Keeping up with popular culture can be a struggle, especially when you didn’t have the “typical” childhood. Madeleine McDonald confesses her ignorance and asks whether being out of touch with mainstream trends is such a terrible thing.
David Bowie is dead, the radio presenter tells me. The name means nothing to me.
“Take your feet off the seat, Madeleine,” Mum quips in exasperation.
Dad’s broad hands grip the steering wheel tightly. I can see the whites in his eyes narrow in the rearview mirror. Their intensity startles me.
There are chip crumbs embedded between the seats. I breathe hot air and petrol fumes. The seatbelt is tight across my chest, and I think it might be slowly cracking my sternum.
“Who’s David Bowie?” I ask.
It’s been over a year since I cluelessly asked that question, and I hate to admit that not much has changed.
As an 11-year-old kid, my ignorance had always been perfectly excusable. My parents had been full-time volunteers, and so I had grown up in third-world regions of Southeast Asia and Africa with very little access to TV and internet.
But now, at 19, I find myself desperately flailing in a tumultuous sea of pop culture, gracelessly trying to pick up on each new phenomenon and fad with little success.

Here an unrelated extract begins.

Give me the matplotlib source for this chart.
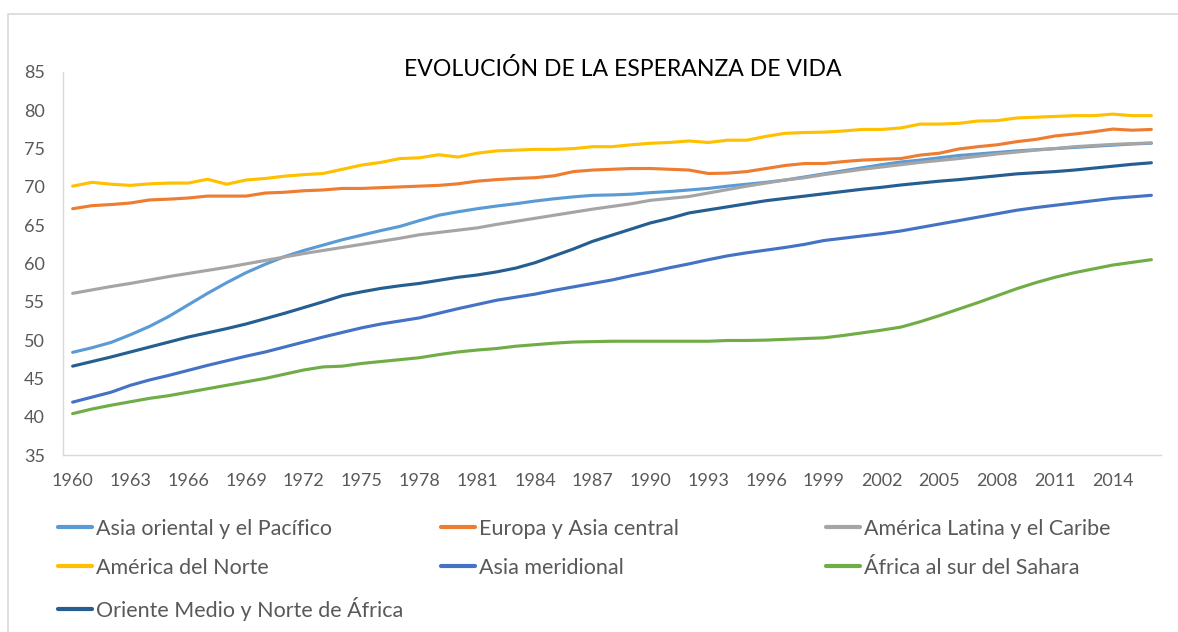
"""
Evolucion de la esperanza de vida por region (1960-2016), estilo Excel
"""

import numpy as np
import matplotlib
from matplotlib import pyplot as plt
from matplotlib.patches import Rectangle

matplotlib.rcParams['font.family'] = ['Lato', 'DejaVu Sans']

years = list(range(1960, 2017))

asiaOriental = [48.4, 49.0, 49.7, 50.7, 51.8, 53.1, 54.6, 56.1, 57.5, 58.8,
                59.9, 60.9, 61.7, 62.4, 63.1, 63.7, 64.3, 64.85, 65.6, 66.3,
                66.75, 67.15, 67.5, 67.8, 68.15, 68.45, 68.7, 68.9, 68.95, 69.05,
                69.25, 69.4, 69.6, 69.8, 70.1, 70.35, 70.6, 70.9, 71.3, 71.7,
                72.1, 72.5, 72.9, 73.25, 73.5, 73.8, 74.1, 74.3, 74.5, 74.7,
                74.85, 75.0, 75.15, 75.3, 75.45, 75.6, 75.7]
europaAsiaCentral = [67.15, 67.55, 67.7, 67.9, 68.3, 68.4, 68.55, 68.8, 68.8, 68.8,
                     69.2, 69.3, 69.5, 69.6, 69.8, 69.8, 69.9, 70.0, 70.1, 70.2,
                     70.4, 70.75, 70.95, 71.1, 71.2, 71.45, 72.0, 72.2, 72.3, 72.4,
                     72.4, 72.3, 72.2, 71.75, 71.8, 72.0, 72.4, 72.8, 73.05, 73.05,
                     73.3, 73.5, 73.6, 73.7, 74.15, 74.4, 74.95, 75.25, 75.5, 75.9,
                     76.2, 76.65, 76.9, 77.2, 77.55, 77.4, 77.5]
americaLatina = [56.1, 56.55, 57.0, 57.4, 57.85, 58.3, 58.7, 59.1, 59.5, 59.95,
                 60.4, 60.85, 61.3, 61.7, 62.1, 62.5, 62.9, 63.3, 63.75, 64.05,
                 64.35, 64.65, 65.1, 65.5, 65.9, 66.3, 66.7, 67.1, 67.45, 67.8,
                 68.25, 68.5, 68.75, 69.2, 69.65, 70.1, 70.5, 70.9, 71.2, 71.6,
                 71.95, 72.3, 72.6, 72.9, 73.2, 73.45, 73.7, 74.0, 74.3, 74.55,
                 74.8, 75.0, 75.25, 75.4, 75.55, 75.65, 75.75]
americaNorte = [70.1, 70.6, 70.35, 70.2, 70.4, 70.5, 70.5, 71.0, 70.35, 70.9,
                71.1, 71.4, 71.6, 71.75, 72.3, 72.85, 73.2, 73.7, 73.8, 74.2,
                73.9, 74.4, 74.7, 74.8, 74.9, 74.9, 75.0, 75.25, 75.25, 75.5,
                75.7, 75.8, 76.0, 75.8, 76.1, 76.1, 76.6, 77.0, 77.1, 77.15,
                77.3, 77.5, 77.5, 77.7, 78.2, 78.2, 78.3, 78.6, 78.65, 79.0,
                79.1, 79.2, 79.3, 79.3, 79.5, 79.3, 79.3]
asiaMeridional = [41.9, 42.55, 43.2, 44.1, 44.8, 45.4, 46.05, 46.7, 47.3, 47.9,
                  48.45, 49.1, 49.75, 50.4, 51.0, 51.6, 52.1, 52.5, 52.9, 53.5,
                  54.1, 54.65, 55.2, 55.6, 56.0, 56.5, 56.95, 57.4, 57.85, 58.4,
                  58.9, 59.45, 59.95, 60.5, 61.0, 61.4, 61.75, 62.1, 62.5, 63.0,
                  63.3, 63.6, 63.9, 64.25, 64.7, 65.15, 65.6, 66.05, 66.5, 66.95,
                  67.3, 67.6, 67.9, 68.2, 68.5, 68.7, 68.9]
africaSubsahariana = [40.4, 41.0, 41.5, 41.95, 42.4, 42.75, 43.2, 43.65, 44.1, 44.55,
                      45.0, 45.55, 46.1, 46.5, 46.6, 46.95, 47.2, 47.45, 47.7, 48.1,
                      48.45, 48.7, 48.9, 49.2, 49.4, 49.6, 49.75, 49.8, 49.85, 49.85,
                      49.85, 49.85, 49.85, 49.85, 49.95, 49.95, 50.0, 50.1, 50.2, 50.3,
                      50.6, 50.95, 51.3, 51.7, 52.4, 53.2, 54.05, 54.9, 55.8, 56.7,
                      57.5, 58.2, 58.8, 59.3, 59.8, 60.15, 60.5]
orienteMedio = [46.6, 47.2, 47.8, 48.45, 49.1, 49.75, 50.4, 50.95, 51.5, 52.1,
                52.8, 53.5, 54.25, 55.0, 55.8, 56.3, 56.75, 57.1, 57.4, 57.8,
                58.2, 58.5, 58.9, 59.4, 60.1, 61.0, 61.9, 62.9, 63.7, 64.5,
                65.3, 65.9, 66.6, 67.0, 67.4, 67.8, 68.2, 68.5, 68.8, 69.1,
                69.4, 69.7, 69.95, 70.25, 70.5, 70.75, 70.95, 71.2, 71.45, 71.7,
                71.85, 72.0, 72.2, 72.45, 72.7, 72.95, 73.15]

seriesNames = ['Asia oriental y el Pacífico', 'Europa y Asia central',
               'América Latina y el Caribe', 'América del Norte',
               'Asia meridional', 'África al sur del Sahara',
               'Oriente Medio y Norte de África']
seriesData = [asiaOriental, europaAsiaCentral, americaLatina, americaNorte,
              asiaMeridional, africaSubsahariana, orienteMedio]
seriesColors = ['#5B9BD5', '#ED7D31', '#A5A5A5', '#FFC000',
                '#4472C4', '#70AD47', '#255E91']

textColor = '#595959'
axisColor = '#D9D9D9'

fig = plt.figure(figsize=(11.78, 6.32), dpi=100)
ax = fig.add_axes([63/1178, 1-455/632, (1161-63)/1178, (455-72)/632])

xpos = np.arange(len(years))
lines = []
for name, vals, col in zip(seriesNames, seriesData, seriesColors):
    ln, = ax.plot(xpos, vals, color=col, lw=2.25, label=name,
                  solid_capstyle='round', solid_joinstyle='round')
    lines.append(ln)

ax.set_xlim(-0.5, len(years) - 0.5)
ax.set_ylim(35, 85)
ax.set_yticks(np.arange(35, 86, 5))
ax.set_xticks(xpos[::3])
ax.set_xticklabels([str(y) for y in years[::3]])
ax.tick_params(length=0, labelsize=13, labelcolor=textColor)
ax.tick_params(axis='x', pad=13)
ax.tick_params(axis='y', pad=13)
for side in ['top', 'right']:
    ax.spines[side].set_visible(False)
for side in ['left', 'bottom']:
    ax.spines[side].set_color(axisColor)
    ax.spines[side].set_linewidth(1)

fig.text(623/1178, 1-69/632, 'EVOLUCIÓN DE LA ESPERANZA DE VIDA',
         ha='center', va='center', fontsize=16.6, color='black')

# legend in three columns, filled row by row like Excel
colX = [58, 441, 826]
for c in range(3):
    idx = list(range(c, len(lines), 3))
    leg = fig.legend([lines[i] for i in idx], [seriesNames[i] for i in idx],
                     loc='upper left', bbox_to_anchor=(colX[c]/1178, 1-519/632),
                     frameon=False, fontsize=15.5, labelcolor=textColor,
                     handlelength=1.58, handletextpad=0.2, labelspacing=0.88,
                     borderpad=0, borderaxespad=0)
    for h in leg.get_lines():
        h.set_linewidth(3)

# light frame of the chart area
fig.add_artist(Rectangle((8/1178, -0.5), 2, 0.5 + 1 - 14/632, transform=fig.transFigure,
                         fill=False, ec=axisColor, lw=1.2))

plt.savefig('out.png', dpi=100, facecolor='w')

Although I’ve been back in Australia for eight years, I still get the sense that somehow I’ve missed it all; that my overseas-childhood is an irrevocable stain on my ability to understand cultural references. I’m a 90’s kid who hasn’t seen Rugrats, who never owned a Nintendo, who doesn’t know who Britney Spears is and will probably never wear bootleg jeans.
It bothers me that my 12-year-old sister is the one to inform me of the latest trends and correct my awkward attempts to keep up. Last week she laughed when I thought ‘smh’ stood for ‘Sydney Morning Herald’, and when I insisted that ‘Thursday-Friday-Weekend’ was the obvious interpretation of ‘tfw’. Yesterday she rolled her eyes at me and said; “These shoes are converse Maddy, not combat.”
I’m really struggling here. At the age of 19 I have to ask myself, is it worth trying to keep up?
Captain America is one of my heroes. Not because he yields a super-cool shield, or because he looks pretty darn good in a suit (though these are valid attributes)—but because he integrates so well. He’s been cryogenically frozen for 70 years, and yet he catches up with the world remarkably quickly.
At one point he whips out a list he’s been writing of all the things he needs to discover, and I’m not kidding when I tell you that I kept a similar list. On it were things like: ‘Katy Perry, Spiderman, The Beatles, pavlova, Brittany Spears, Tamagotchis, the Macarena, Lord of the Rings…’
But hey. I’ve now read the Harry Potter series. I’ve seen Star Wars. I’ve listened to Ed Sheeran, and today I sat through the full three hours of Lord of The Rings.
I know that there’s still a lot to catch up on, but I’ve decided that’s okay.
If these pop culture references are really worth knowing about, they’ll still be here for me to cluelessly ask about in ten years time.
So if you’re like me and have no idea what the Kardashians are up to, how the Blockheads’ renovations are going, which farmer wants a wife or who’s getting married at first sight, relax. Breathe deeply.
Let’s throw away our catch-up lists and start forging new memories—trends of our own.